The talks were set down by a UK-chaired meeting of more than 40 countries last week that accused Iran of attempting to “hold the global economy hostage” by closing the strait to seek to defend itself against Washington’s devastating attacks.
Foreign Minister Penny Wong joined the UK-led videoconference, pledging support to end “Iran’s de facto closure of the strait,” while still pretending that Australia would take no part in any offensive action against Iran.
Britain’s Defence Ministry said a multilateral meeting of military planners would take place in the UK “to discuss viable options to make the Strait of Hormuz accessible and safe for navigation.” An Albanese government source told the Australian that officials based in Brussels were likely to attend the talks on Australia’s behalf.
In his doorstop comments yesterday, Marles again denied, as Albanese has done repeatedly, receiving any US requests for greater involvement in the war. Nevertheless, he doubled down on the Labor government’s commitment to the US military alliance.

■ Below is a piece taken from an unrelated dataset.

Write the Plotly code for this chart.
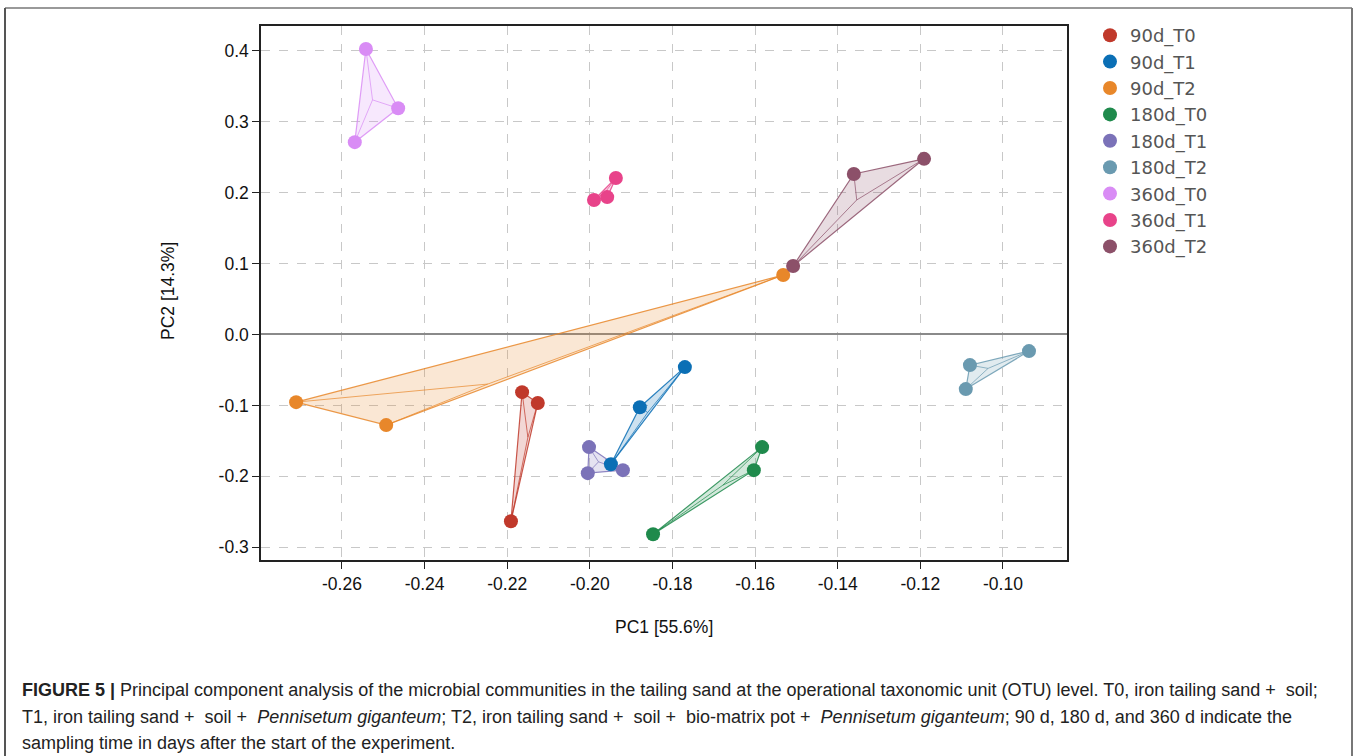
import plotly.graph_objects as go

groups = ["90d_T0", "90d_T1", "90d_T2", "180d_T0", "180d_T1", "180d_T2", "360d_T0", "360d_T1", "360d_T2"]
colors = ["#c0392b", "#0b6fb5", "#e8872a", "#1f8a4c", "#7b72b8", "#6a9ab0", "#d98cf5", "#e8438a", "#8c5069"]

pc1 = {
    "90d_T0": [-0.2164, -0.2126, -0.2191],
    "90d_T1": [-0.1770, -0.1879, -0.1949],
    "90d_T2": [-0.1532, -0.2711, -0.2493],
    "180d_T0": [-0.1583, -0.1603, -0.1847],
    "180d_T1": [-0.2002, -0.2005, -0.1920],
    "180d_T2": [-0.0937, -0.1080, -0.1090],
    "360d_T0": [-0.2542, -0.2464, -0.2569],
    "360d_T1": [-0.1937, -0.1958, -0.1990],
    "360d_T2": [-0.1191, -0.1361, -0.1508],
}
pc2 = {
    "90d_T0": [-0.0813, -0.0967, -0.2633],
    "90d_T1": [-0.0460, -0.1025, -0.1829],
    "90d_T2": [0.0838, -0.0954, -0.1278],
    "180d_T0": [-0.1588, -0.1913, -0.2817],
    "180d_T1": [-0.1588, -0.1955, -0.1913],
    "180d_T2": [-0.0234, -0.0432, -0.0770],
    "360d_T0": [0.4025, 0.3190, 0.2712],
    "360d_T1": [0.2206, 0.1937, 0.1896],
    "360d_T2": [0.2477, 0.2263, 0.0965],
}
# interior apex of each hull (projected group centre)
apex_pc1 = [-0.2150, -0.1860, -0.2247, -0.1678, -0.1979, -0.1036, -0.2526, -0.1962, -0.1354]
apex_pc2 = [-0.1450, -0.1100, -0.0699, -0.2125, -0.1796, -0.0478, 0.3308, 0.2013, 0.1897]

x_ticks = [-0.26, -0.24, -0.22, -0.20, -0.18, -0.16, -0.14, -0.12, -0.10]
x_ticklabels = ["-0.26", "-0.24", "-0.22", "-0.20", "-0.18", "-0.16", "-0.14", "-0.12", "-0.10"]
y_ticks = [-0.3, -0.2, -0.1, 0.0, 0.1, 0.2, 0.3, 0.4]
y_ticklabels = ["-0.3", "-0.2", "-0.1", "0.0", "0.1", "0.2", "0.3", "0.4"]


def rgba(hexc, a):
    h = hexc.lstrip("#")
    return "rgba(%d,%d,%d,%s)" % (int(h[0:2], 16), int(h[2:4], 16), int(h[4:6], 16), a)


fig = go.Figure()

for i, g in enumerate(groups):
    xs, ys = pc1[g], pc2[g]
    c = colors[i]
    fig.add_trace(go.Scatter(
        x=xs + [xs[0]], y=ys + [ys[0]], mode="lines", fill="toself",
        fillcolor=rgba(c, 0.2), line=dict(color=rgba(c, 0.85), width=1.2),
        showlegend=False, hoverinfo="skip"))
    sx, sy = [], []
    for xv, yv in zip(xs, ys):
        sx += [apex_pc1[i], xv, None]
        sy += [apex_pc2[i], yv, None]
    fig.add_trace(go.Scatter(
        x=sx, y=sy, mode="lines", line=dict(color=rgba(c, 0.7), width=1),
        showlegend=False, hoverinfo="skip"))

for i, g in enumerate(groups):
    fig.add_trace(go.Scatter(
        x=pc1[g], y=pc2[g], mode="markers", name=g,
        marker=dict(color=colors[i], size=14)))

axis_font = dict(family="Liberation Sans, Arial, sans-serif", size=17.5, color="#111")
grid_common = dict(showgrid=True, gridcolor="#c8c8c8", griddash="dash", gridwidth=1.2,
                   showline=True, linecolor="#222", linewidth=1.5, mirror=True,
                   ticks="outside", ticklen=7, tickcolor="#222", tickwidth=1.2,
                   tickfont=axis_font)

fig.update_xaxes(range=[-0.2796, -0.0845], tickvals=x_ticks, ticktext=x_ticklabels,
                 zeroline=False, **grid_common)
fig.update_yaxes(range=[-0.318, 0.435], tickvals=y_ticks, ticktext=y_ticklabels,
                 zeroline=True, zerolinecolor="#8a8a8a", zerolinewidth=1.5, **grid_common)

L, R, T, B = 261, 292, 26, 196
W, H = 1359, 756
pw, ph = W - L - R, H - T - B


def px(xp):
    return (xp - L) / pw


def py(yp):
    return (H - B - yp) / ph


title_font = dict(family="Liberation Sans, Arial, sans-serif", size=17.5, color="#111")
annotations = [
    dict(text="PC1 [55.6%]", x=px(664), y=py(627), xref="paper", yref="paper",
         xanchor="center", yanchor="middle", showarrow=False, font=title_font),
    dict(text="PC2 [14.3%]", x=px(168), y=py(291), xref="paper", yref="paper",
         xanchor="center", yanchor="middle", showarrow=False, textangle=-90, font=title_font),
]
cap_font = dict(family="Liberation Sans, Arial, sans-serif", size=18, color="#222")
cap_lines = [
    "<b>FIGURE 5 |</b> Principal component analysis of the microbial communities in the tailing sand at the operational taxonomic unit (OTU) level. T0, iron tailing sand +  soil;",
    "T1, iron tailing sand +  soil +  <i>Pennisetum giganteum</i>; T2, iron tailing sand +  soil +  bio-matrix pot +  <i>Pennisetum giganteum</i>; 90 d, 180 d, and 360 d indicate the",
    "sampling time in days after the start of the experiment.",
]
for k, t in enumerate(cap_lines):
    annotations.append(dict(text=t, x=px(20), y=py(690 + 26.5 * k), xref="paper", yref="paper",
                            xanchor="left", yanchor="middle", showarrow=False, font=cap_font))

shapes = [
    dict(type="line", xref="paper", yref="paper", x0=px(5), x1=px(1352), y0=py(8), y1=py(8),
         line=dict(color="#999", width=2)),
    dict(type="line", xref="paper", yref="paper", x0=px(5), x1=px(5), y0=py(8), y1=py(760),
         line=dict(color="#555", width=2)),
    dict(type="line", xref="paper", yref="paper", x0=px(1352), x1=px(1352), y0=py(8), y1=py(760),
         line=dict(color="#777", width=2)),
]

fig.update_layout(
    width=W, height=H, margin=dict(l=L, r=R, t=T, b=B),
    paper_bgcolor="white", plot_bgcolor="white",
    legend=dict(x=px(1090), y=py(17), xanchor="left", yanchor="top",
                font=dict(family="DejaVu Sans, sans-serif", size=18, color="#555"),
                bgcolor="rgba(0,0,0,0)", tracegroupgap=0),
    annotations=annotations, shapes=shapes,
)

fig.write_html("out.html")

“The alliance with the United States goes back a very long way and is enduring, and it’s as important today as it has ever been,” Marles stated. “And I’m very clear about that, and the government is very clear about that. We engage with the United States in so many different ways and very much in respect of our national security. And that continues to be profoundly important.”
This underscores Labor’s readiness, on behalf of the Australian ruling capitalist class, to back the US offensive to secure control over the resource-rich and strategic Middle East, regardless of the blatant war crimes involved, as part of Washington’s drive for the global hegemony it asserted after World War II, particularly against China, as well as its European imperialist rivals.
Labor is doing so in defiance of the popular opposition to the war, which is growing because of sky-rocketing prices for fuel, food and other essentials, intensifying a cost-of-living crisis for working-class households, and the allocation of hundreds of billions of dollars to AUKUS and other preparations, at the expense of public health, education, disability and other essential social spending.
This underlines the connection between the fight against imperialist war and against the assault on workers’ jobs, conditions and living standards. What is required is the development of an independent movement of the working class against the Labor government, based on a socialist perspective that targets the root of the plunge into war and economic and social crisis—the capitalist system itself.